SET PROBLEM ▸
Restate all the material verbatim, except for the pictures.

DATA PROVIDED ▸

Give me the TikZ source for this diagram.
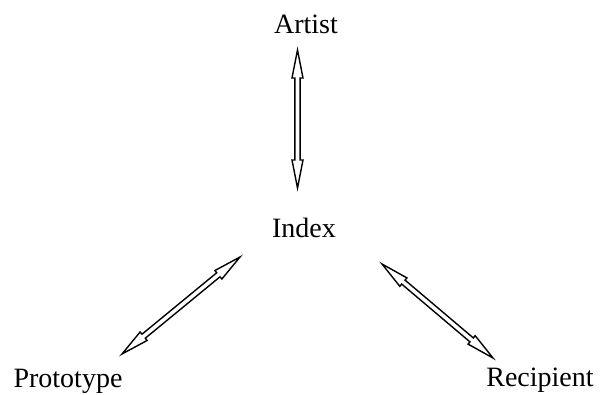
\documentclass[tikz,border=0pt]{standalone}
\usepackage{fontspec}
\setmainfont{Liberation Serif}
\usetikzlibrary{calc}
\tikzset{
  lbl/.style={anchor=base, inner sep=0pt, font=\fontsize{28}{32}\selectfont},
  dblarrow/.style={draw=black, line width=1.4pt, line join=miter, fill=white}
}
\newcommand{\biarrow}[2]{%
  \draw[dblarrow] (#1)
    -- ($(#1)!28pt!(#2)!5.5pt!90:(#2)$)
    -- ($(#1)!28pt!(#2)!2.6pt!90:(#2)$)
    -- ($(#2)!28pt!(#1)!2.6pt!-90:(#1)$)
    -- ($(#2)!28pt!(#1)!5.5pt!-90:(#1)$)
    -- (#2)
    -- ($(#2)!28pt!(#1)!5.5pt!90:(#1)$)
    -- ($(#2)!28pt!(#1)!2.6pt!90:(#1)$)
    -- ($(#1)!28pt!(#2)!2.6pt!-90:(#2)$)
    -- ($(#1)!28pt!(#2)!5.5pt!-90:(#2)$)
    -- cycle;}
\begin{document}
\begin{tikzpicture}[x=1pt,y=-1pt]
\useasboundingbox (0,0) rectangle (600,394);
\node[lbl] (artist) at (306,33) {Artist};
\node[lbl] (index) at (304,237) {Index};
\node[lbl] (proto) at (68,387) {Prototype};
\node[lbl] (recip) at (540,386) {Recipient};
\coordinate (a1) at (297.5,50);
\coordinate (a2) at (297.5,188);
\coordinate (l1) at (240,257);
\coordinate (l2) at (122,354);
\coordinate (r1) at (382,264);
\coordinate (r2) at (493,358);
\biarrow{a1}{a2}
\biarrow{l1}{l2}
\biarrow{r1}{r2}
\end{tikzpicture}
\end{document}
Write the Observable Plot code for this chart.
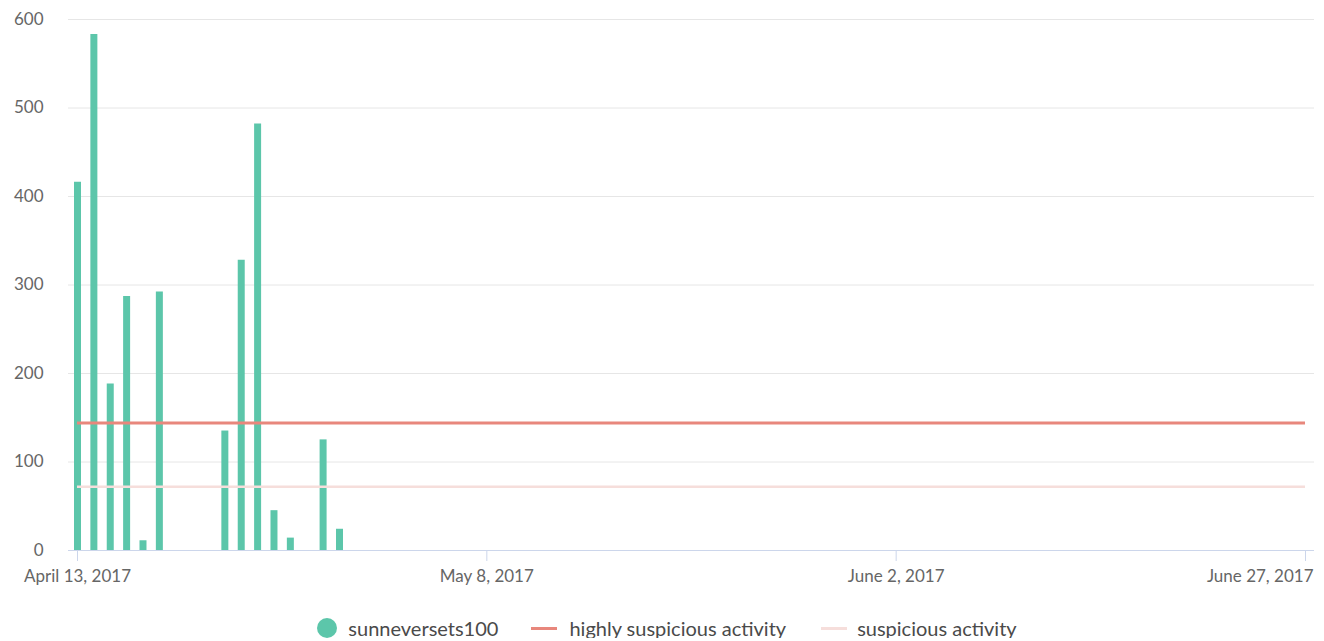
<!DOCTYPE html>
<html>
<head>
<meta charset="utf-8">
<script src="https://cdn.jsdelivr.net/npm/d3@7"></script>
<script src="https://cdn.jsdelivr.net/npm/@observablehq/plot@0.6"></script>
<style>
  body { margin: 0; background: #fff; font-family: Lato, "Open Sans", sans-serif; }
  #legend { display: flex; justify-content: center; align-items: center; margin-top: 18px; height: 20px; font-size: 20px; color: #4a4a4a; padding-left: 10px; }
  .item { display: flex; align-items: center; white-space: nowrap; }
  .dot { width: 20px; height: 20px; border-radius: 50%; margin-right: 11px; }
  .dash { width: 26px; height: 3px; margin-right: 12px; }
</style>
</head>
<body>
<div id="chart"></div>
<div id="legend"></div>
<script>
const dates = ["2017-04-13","2017-04-14","2017-04-15","2017-04-16","2017-04-17","2017-04-18",
               "2017-04-22","2017-04-23","2017-04-24","2017-04-25","2017-04-26","2017-04-28","2017-04-29"];
const counts = [416, 583, 188, 287, 11, 292, 135, 328, 482, 45, 14, 125, 24];
const highlySuspicious = 144;
const suspicious = 72;
const yTicks = [0, 100, 200, 300, 400, 500, 600];
const xTickDates = ["2017-04-13", "2017-05-08", "2017-06-02", "2017-06-27"];
const xDomainDates = ["2017-04-13", "2017-06-27"];
const seriesNames = ["sunneversets100", "highly suspicious activity", "suspicious activity"];
const colors = ["#5cc6aa", "#e8877c", "#f6dedb"];

const months = ["January","February","March","April","May","June","July","August","September","October","November","December"];
const fmt = d => `${months[d.getUTCMonth()]} ${d.getUTCDate()}, ${d.getUTCFullYear()}`;
const data = dates.map((d, i) => ({date: new Date(d), count: counts[i]}));
const xTicks = xTickDates.map(d => new Date(d));

const chart = Plot.plot({
  width: 1324,
  height: 600,
  marginTop: 19,
  marginBottom: 50,
  marginLeft: 77,
  marginRight: 19,
  style: {fontFamily: "Lato, 'Open Sans', sans-serif", fontSize: "17px", color: "#666", background: "#fff"},
  x: {type: "utc", domain: xDomainDates.map(d => new Date(d))},
  y: {domain: [0, 600]},
  marks: [
    Plot.ruleY(yTicks.slice(1), {stroke: "#e6e6e6", strokeWidth: 1, insetLeft: -9, insetRight: -9}),
    Plot.ruleX(data, {x: "date", y1: 0, y2: "count", stroke: colors[0], strokeWidth: 7}),
    Plot.ruleY([suspicious], {stroke: colors[2], strokeWidth: 2.5}),
    Plot.ruleY([highlySuspicious], {stroke: colors[1], strokeWidth: 3}),
    Plot.ruleY([0], {stroke: "#ccd6eb", strokeWidth: 1, insetLeft: -9, insetRight: -9}),
    Plot.axisY(yTicks, {tickSize: 0, tickPadding: 34, fill: "#666", label: null, fontSize: 17}),
    Plot.axisX(xTicks, {tickSize: 11, stroke: "#ccd6eb", text: null, label: null}),
    Plot.axisX(xTicks.slice(0, 3), {tickSize: 0, tickPadding: 19, tickFormat: fmt, fill: "#666", label: null, fontSize: 17}),
    Plot.axisX(xTicks.slice(3), {tickSize: 0, tickPadding: 19, tickFormat: fmt, fill: "#666", label: null, fontSize: 17, textAnchor: "end", dx: 8})
  ]
});
document.getElementById("chart").appendChild(chart);

const legend = document.getElementById("legend");
legend.innerHTML = `
  <div class="item" style="margin-right:33px"><span class="dot" style="background:${colors[0]}"></span>${seriesNames[0]}</div>
  <div class="item" style="margin-right:35px"><span class="dash" style="background:${colors[1]}"></span>${seriesNames[1]}</div>
  <div class="item"><span class="dash" style="background:${colors[2]}; margin-right:10px"></span>${seriesNames[2]}</div>`;
</script>
</body>
</html>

ANSWER TO THIS PROBLEM ▸
Give me the TikZ source for this diagram.
\documentclass[tikz,border=0pt]{standalone}
\usepackage{fontspec}
\setmainfont{Liberation Serif}
\usetikzlibrary{calc}
\tikzset{
  lbl/.style={anchor=base, inner sep=0pt, font=\fontsize{28}{32}\selectfont},
  dblarrow/.style={draw=black, line width=1.4pt, line join=miter, fill=white}
}
\newcommand{\biarrow}[2]{%
  \draw[dblarrow] (#1)
    -- ($(#1)!28pt!(#2)!5.5pt!90:(#2)$)
    -- ($(#1)!28pt!(#2)!2.6pt!90:(#2)$)
    -- ($(#2)!28pt!(#1)!2.6pt!-90:(#1)$)
    -- ($(#2)!28pt!(#1)!5.5pt!-90:(#1)$)
    -- (#2)
    -- ($(#2)!28pt!(#1)!5.5pt!90:(#1)$)
    -- ($(#2)!28pt!(#1)!2.6pt!90:(#1)$)
    -- ($(#1)!28pt!(#2)!2.6pt!-90:(#2)$)
    -- ($(#1)!28pt!(#2)!5.5pt!-90:(#2)$)
    -- cycle;}
\begin{document}
\begin{tikzpicture}[x=1pt,y=-1pt]
\useasboundingbox (0,0) rectangle (600,394);
\node[lbl] (artist) at (306,33) {Artist};
\node[lbl] (index) at (304,237) {Index};
\node[lbl] (proto) at (68,387) {Prototype};
\node[lbl] (recip) at (540,386) {Recipient};
\coordinate (a1) at (297.5,50);
\coordinate (a2) at (297.5,188);
\coordinate (l1) at (240,257);
\coordinate (l2) at (122,354);
\coordinate (r1) at (382,264);
\coordinate (r2) at (493,358);
\biarrow{a1}{a2}
\biarrow{l1}{l2}
\biarrow{r1}{r2}
\end{tikzpicture}
\end{document}
Write the Observable Plot code for this chart.
<!DOCTYPE html>
<html>
<head>
<meta charset="utf-8">
<script src="https://cdn.jsdelivr.net/npm/d3@7"></script>
<script src="https://cdn.jsdelivr.net/npm/@observablehq/plot@0.6"></script>
<style>
  body { margin: 0; background: #fff; font-family: Lato, "Open Sans", sans-serif; }
  #legend { display: flex; justify-content: center; align-items: center; margin-top: 18px; height: 20px; font-size: 20px; color: #4a4a4a; padding-left: 10px; }
  .item { display: flex; align-items: center; white-space: nowrap; }
  .dot { width: 20px; height: 20px; border-radius: 50%; margin-right: 11px; }
  .dash { width: 26px; height: 3px; margin-right: 12px; }
</style>
</head>
<body>
<div id="chart"></div>
<div id="legend"></div>
<script>
const dates = ["2017-04-13","2017-04-14","2017-04-15","2017-04-16","2017-04-17","2017-04-18",
               "2017-04-22","2017-04-23","2017-04-24","2017-04-25","2017-04-26","2017-04-28","2017-04-29"];
const counts = [416, 583, 188, 287, 11, 292, 135, 328, 482, 45, 14, 125, 24];
const highlySuspicious = 144;
const suspicious = 72;
const yTicks = [0, 100, 200, 300, 400, 500, 600];
const xTickDates = ["2017-04-13", "2017-05-08", "2017-06-02", "2017-06-27"];
const xDomainDates = ["2017-04-13", "2017-06-27"];
const seriesNames = ["sunneversets100", "highly suspicious activity", "suspicious activity"];
const colors = ["#5cc6aa", "#e8877c", "#f6dedb"];

const months = ["January","February","March","April","May","June","July","August","September","October","November","December"];
const fmt = d => `${months[d.getUTCMonth()]} ${d.getUTCDate()}, ${d.getUTCFullYear()}`;
const data = dates.map((d, i) => ({date: new Date(d), count: counts[i]}));
const xTicks = xTickDates.map(d => new Date(d));

const chart = Plot.plot({
  width: 1324,
  height: 600,
  marginTop: 19,
  marginBottom: 50,
  marginLeft: 77,
  marginRight: 19,
  style: {fontFamily: "Lato, 'Open Sans', sans-serif", fontSize: "17px", color: "#666", background: "#fff"},
  x: {type: "utc", domain: xDomainDates.map(d => new Date(d))},
  y: {domain: [0, 600]},
  marks: [
    Plot.ruleY(yTicks.slice(1), {stroke: "#e6e6e6", strokeWidth: 1, insetLeft: -9, insetRight: -9}),
    Plot.ruleX(data, {x: "date", y1: 0, y2: "count", stroke: colors[0], strokeWidth: 7}),
    Plot.ruleY([suspicious], {stroke: colors[2], strokeWidth: 2.5}),
    Plot.ruleY([highlySuspicious], {stroke: colors[1], strokeWidth: 3}),
    Plot.ruleY([0], {stroke: "#ccd6eb", strokeWidth: 1, insetLeft: -9, insetRight: -9}),
    Plot.axisY(yTicks, {tickSize: 0, tickPadding: 34, fill: "#666", label: null, fontSize: 17}),
    Plot.axisX(xTicks, {tickSize: 11, stroke: "#ccd6eb", text: null, label: null}),
    Plot.axisX(xTicks.slice(0, 3), {tickSize: 0, tickPadding: 19, tickFormat: fmt, fill: "#666", label: null, fontSize: 17}),
    Plot.axisX(xTicks.slice(3), {tickSize: 0, tickPadding: 19, tickFormat: fmt, fill: "#666", label: null, fontSize: 17, textAnchor: "end", dx: 8})
  ]
});
document.getElementById("chart").appendChild(chart);

const legend = document.getElementById("legend");
legend.innerHTML = `
  <div class="item" style="margin-right:33px"><span class="dot" style="background:${colors[0]}"></span>${seriesNames[0]}</div>
  <div class="item" style="margin-right:35px"><span class="dash" style="background:${colors[1]}"></span>${seriesNames[1]}</div>
  <div class="item"><span class="dash" style="background:${colors[2]}; margin-right:10px"></span>${seriesNames[2]}</div>`;
</script>
</body>
</html>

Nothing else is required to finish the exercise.